# QuarkXpress for OS X: ¿Por que no?



## orangefunk (Dec 15, 2002)

Does anyone know why Quark has not released Xpress for OS X?

Seems like Adobe is capitalizing on this by giving away free copies of InDesign with every G4 purchase (smart move).

I've read the official Quark reasoning, which was alot of words that didn't really say much.

I am trying out my new free InDesign. So far I like it alot more than Xpress.

...I may be "switching"


----------



## toast (Dec 16, 2002)

Quark is not released for X because a major rewrite of the program is necessary, and Quark Inc. has never done this before.

Their thinking is commercial first. Not user-orientated.

ID2 is better in terms of software. Sadly, .indd files aren't RIP-compatible.


----------



## mdnky (Dec 16, 2002)

Quark is a company that by their standards will not rush a product to the market just to have it out there.  Supposedly this happened once before with version 4 and they learnt their lesson.  

Above is what I've see as a very prominent excuse all over the internet.  I am not convinced.  I've used Quark for a few years, then tried ID 1.5 about 2 years ago...within a week I quit using Quark totally.  ID 2 is generally much better than 1.5 was.

Currently everything I send out is ID2 files.  Depending on where these files go depends on the formats.  I've had no problems printing, and that's even using high-res PDFs on a digital color press, which everyone says is a big no-no (everyone meaning the old school).


----------



## mdnky (Dec 16, 2002)

> Sadly, .indd files aren't RIP-compatible.



Toast, what exactly do you mean by this?  What software/version/etc. have you had problems with?


----------



## dlloyd (Dec 16, 2002)

Does the free copy of InDesign only come with the G4 tower?

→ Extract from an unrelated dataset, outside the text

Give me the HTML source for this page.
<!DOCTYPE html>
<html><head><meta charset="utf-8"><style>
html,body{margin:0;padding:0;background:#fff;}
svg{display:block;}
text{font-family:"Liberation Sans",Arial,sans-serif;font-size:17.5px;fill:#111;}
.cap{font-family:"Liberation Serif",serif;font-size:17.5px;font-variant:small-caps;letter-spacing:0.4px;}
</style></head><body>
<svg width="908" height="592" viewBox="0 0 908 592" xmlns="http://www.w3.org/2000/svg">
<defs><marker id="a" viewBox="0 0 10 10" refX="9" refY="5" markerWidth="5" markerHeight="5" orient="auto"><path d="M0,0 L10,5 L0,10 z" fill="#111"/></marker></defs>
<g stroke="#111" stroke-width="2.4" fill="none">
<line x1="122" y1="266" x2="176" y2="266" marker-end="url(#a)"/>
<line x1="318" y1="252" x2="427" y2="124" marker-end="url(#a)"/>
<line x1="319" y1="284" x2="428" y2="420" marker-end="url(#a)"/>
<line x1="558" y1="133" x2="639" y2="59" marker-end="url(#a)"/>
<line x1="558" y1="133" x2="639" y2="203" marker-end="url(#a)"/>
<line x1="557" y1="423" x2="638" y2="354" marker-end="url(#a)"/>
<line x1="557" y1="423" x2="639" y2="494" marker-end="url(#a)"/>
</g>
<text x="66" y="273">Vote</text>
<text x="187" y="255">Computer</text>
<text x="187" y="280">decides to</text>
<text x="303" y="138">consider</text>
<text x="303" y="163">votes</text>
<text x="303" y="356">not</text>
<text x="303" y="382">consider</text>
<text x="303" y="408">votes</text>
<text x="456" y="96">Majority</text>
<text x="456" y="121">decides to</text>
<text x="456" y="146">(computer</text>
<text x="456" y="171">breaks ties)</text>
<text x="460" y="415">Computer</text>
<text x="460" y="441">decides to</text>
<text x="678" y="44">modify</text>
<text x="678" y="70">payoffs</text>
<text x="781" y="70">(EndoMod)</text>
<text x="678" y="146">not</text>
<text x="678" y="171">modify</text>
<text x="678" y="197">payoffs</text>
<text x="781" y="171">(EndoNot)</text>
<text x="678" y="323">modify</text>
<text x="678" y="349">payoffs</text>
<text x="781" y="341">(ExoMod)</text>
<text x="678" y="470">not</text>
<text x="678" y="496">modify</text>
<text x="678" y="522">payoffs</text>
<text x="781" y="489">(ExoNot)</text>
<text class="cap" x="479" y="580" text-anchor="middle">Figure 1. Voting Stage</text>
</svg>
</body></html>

I just ordered an iBook, and I was wondering if that will come with it too.


----------



## Natobasso (Dec 16, 2002)

I hear Quark is coming out with Quark 6 in the next few months.


----------



## Natobasso (Dec 16, 2002)

http://www.eweek.com/article2/0,3959,429670,00.asp

(here's the article)


----------



## twister (Dec 16, 2002)

It'll probably be full of bugs and then people who were mad because they didn't have it will be mad because they have it.  Poor Quark.

Twister


----------



## Mars (Dec 16, 2002)

Just ran across this interesting blog dicussion about Quark vs InDesign.

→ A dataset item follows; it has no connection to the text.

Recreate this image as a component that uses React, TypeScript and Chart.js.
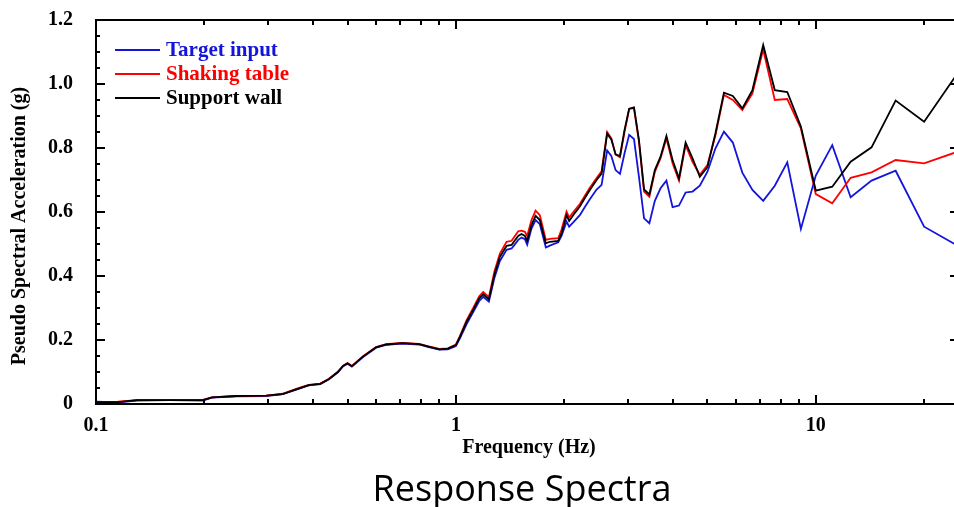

Quark Taking A Dive, at Typographi.ca: December 10, 2002 

Make sure to follow the link to "Comments"... they are the most interesting part!

Mars


----------



## Jason (Dec 16, 2002)

ive yet run into any problems with pdf's from indesign going to printers, although some dont like pdf's period 

anyways i love indesign as a designer, quark can eat my ass


----------



## orangefunk (Dec 16, 2002)

The free InDesign offer is only for the PowerMac G4.

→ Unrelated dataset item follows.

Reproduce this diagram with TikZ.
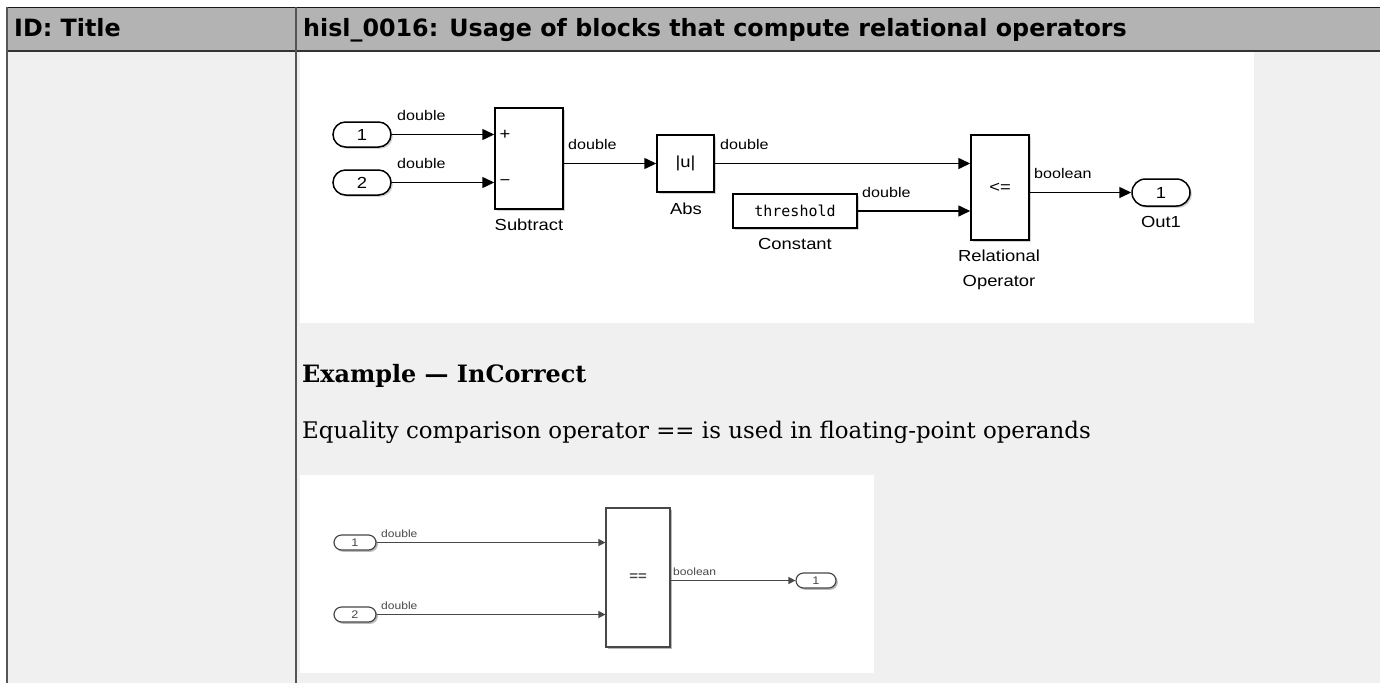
\documentclass[tikz,border=0pt]{standalone}
\usepackage{fontspec}
\setmainfont{DejaVu Serif}
\newfontfamily\hdrfont{DejaVu Sans}
\newfontfamily\simfont[FakeStretch=1.15]{Liberation Sans}
\newfontfamily\thrfont{DejaVu Sans Mono}
\usetikzlibrary{arrows.meta,shadows,shapes.misc}
\definecolor{hdrgray}{HTML}{B3B3B3}
\definecolor{bodygray}{HTML}{F0F0F0}
\definecolor{rulegray}{HTML}{555555}
\definecolor{lgray}{HTML}{484848}
\tikzset{
  sig/.style={line width=1.5pt, -{Triangle[length=12pt,width=11pt]}},
  sigs/.style={line width=1.3pt, draw=lgray, -{Triangle[length=7pt,width=7pt]}},
  blk/.style={draw, line width=1.5pt, fill=white, inner sep=0pt, rectangle,
     font=\simfont\fontsize{16}{16}\selectfont,
     drop shadow={shadow xshift=1.8pt, shadow yshift=-1.8pt, opacity=0.35}},
  port/.style={blk, rounded rectangle},
  blks/.style={blk, draw=lgray, line width=1.2pt, text=lgray, font=\simfont\fontsize{11}{11}\selectfont,
     drop shadow={shadow xshift=1.8pt, shadow yshift=-1.8pt, opacity=0.3}},
  ports/.style={blks, rounded rectangle},
  lab/.style={font=\simfont\fontsize{14}{14}\selectfont, inner sep=0pt, anchor=base west},
  labs/.style={font=\simfont\fontsize{10.5}{10.5}\selectfont, text=lgray, inner sep=0pt, anchor=base west},
  bname/.style={font=\simfont\fontsize{16}{16}\selectfont, inner sep=0pt, anchor=base},
  hdr/.style={font=\hdrfont\bfseries\fontsize{23.8}{23.8}\selectfont, inner sep=0pt, anchor=base west},
  body/.style={font=\fontsize{22.9}{22.9}\selectfont, inner sep=0pt, anchor=base west},
}
\begin{document}
\begin{tikzpicture}[x=1pt,y=-1pt]
\useasboundingbox (0,0) rectangle (1380,683);
\fill[white] (0,0) rectangle (1380,683);
\fill[bodygray] (7,52) rectangle (1380,683);
\fill[hdrgray] (7,8) rectangle (1380,51);
\fill[white] (300,52) rectangle (1254,323);
\fill[white] (300,475) rectangle (874,673);
\draw[line width=1.8pt, black!90] (6,7.5) -- (1380,7.5);
\draw[line width=1.8pt, black!80] (6,51) -- (1380,51);
\draw[line width=2pt, rulegray] (7,7) -- (7,683);
\draw[line width=2pt, rulegray] (296,7) -- (296,683);
\node[hdr] (h1) at (14,36) {ID: Title};
\node[hdr] (h2) at (303,36) {hisl\_0016: Usage of blocks that compute relational operators};

% top diagram
\node[port, minimum width=58pt, minimum height=25pt] (in1) at (362,134.5) {1};
\node[port, minimum width=58pt, minimum height=25pt] (in2) at (362,182.5) {2};
\node[blk, minimum width=68pt, minimum height=101pt] (sub) at (529,158.5) {};
\node[font=\simfont\fontsize{16}{16}\selectfont, inner sep=0pt] (plus) at (505,134.5) {+};
\node[font=\simfont\fontsize{16}{16}\selectfont, inner sep=0pt] (minus) at (505,182.5) {−};
\node[blk, minimum width=57pt, minimum height=57pt] (abs) at (685.5,163.5) {|u|};
\node[blk, minimum width=124pt, minimum height=34pt, font=\thrfont\fontsize{15}{15}\selectfont] (con) at (795,211) {threshold};
\node[blk, minimum width=58pt, minimum height=105pt] (rel) at (1000,187.5) {<=};
\node[port, minimum width=58pt, minimum height=27pt] (out) at (1161,192.5) {1};

\draw[sig] (in1.east) -- (in1.east -| sub.west);
\draw[sig] (in2.east) -- (in2.east -| sub.west);
\draw[sig] (sub.east |- abs.west) -- (abs.west);
\draw[sig] (abs.east) -- (abs.east -| rel.west);
\draw[sig] (con.east) -- (con.east -| rel.west);
\draw[sig] (rel.east |- out.west) -- (out.west);

\node[lab] (d1) at (397,120) {double};
\node[lab] (d2) at (397,168) {double};
\node[lab] (d3) at (568,149) {double};
\node[lab] (d4) at (720,149) {double};
\node[lab] (d5) at (862,197) {double};
\node[lab] (bo) at (1034,178) {boolean};
\node[bname] (nsub) at (529,230) {Subtract};
\node[bname] (nabs) at (686,214) {Abs};
\node[bname] (ncon) at (795,249) {Constant};
\node[bname] (nrel1) at (999,261) {Relational};
\node[bname] (nrel2) at (999,286) {Operator};
\node[bname] (nout) at (1161,227) {Out1};

% texts
\node[body, font=\bfseries\fontsize{23.9}{23.9}\selectfont] (ex) at (302,382) {Example — InCorrect};
\node[body] (eqt) at (302,438) {Equality comparison operator == is used in floating-point operands};

% bottom diagram
\node[ports, minimum width=42pt, minimum height=15pt] (bin1) at (355,542.5) {1};
\node[ports, minimum width=42pt, minimum height=15pt] (bin2) at (355,614.5) {2};
\node[blks, minimum width=64pt, minimum height=139pt, font=\simfont\bfseries\fontsize{13}{13}\selectfont] (beq) at (638,577.5) {==};
\node[ports, minimum width=40pt, minimum height=15pt] (bout) at (816,580.5) {1};
\draw[sigs] (bin1.east) -- (bin1.east -| beq.west);
\draw[sigs] (bin2.east) -- (bin2.east -| beq.west);
\draw[sigs] (beq.east |- bout.west) -- (bout.west);
\node[labs] (bd1) at (381,537) {double};
\node[labs] (bd2) at (381,609) {double};
\node[labs] (bbo) at (673,575) {boolean};
\end{tikzpicture}
\end{document}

http://www.apple.com/promo/designfreely/


----------



## orangefunk (Dec 16, 2002)

I checked with all my prepress folks and none of them have any problems with InDesign files.  So with that said... I am officially switching over.

InDesign is such leap ahead over Quark the way Quark was a leap above Pagemaker back in the daze.

It's really interesting to me that one of the most important Mac app has taken so long to develope an OS X version.  Everyone has known that this day was coming


----------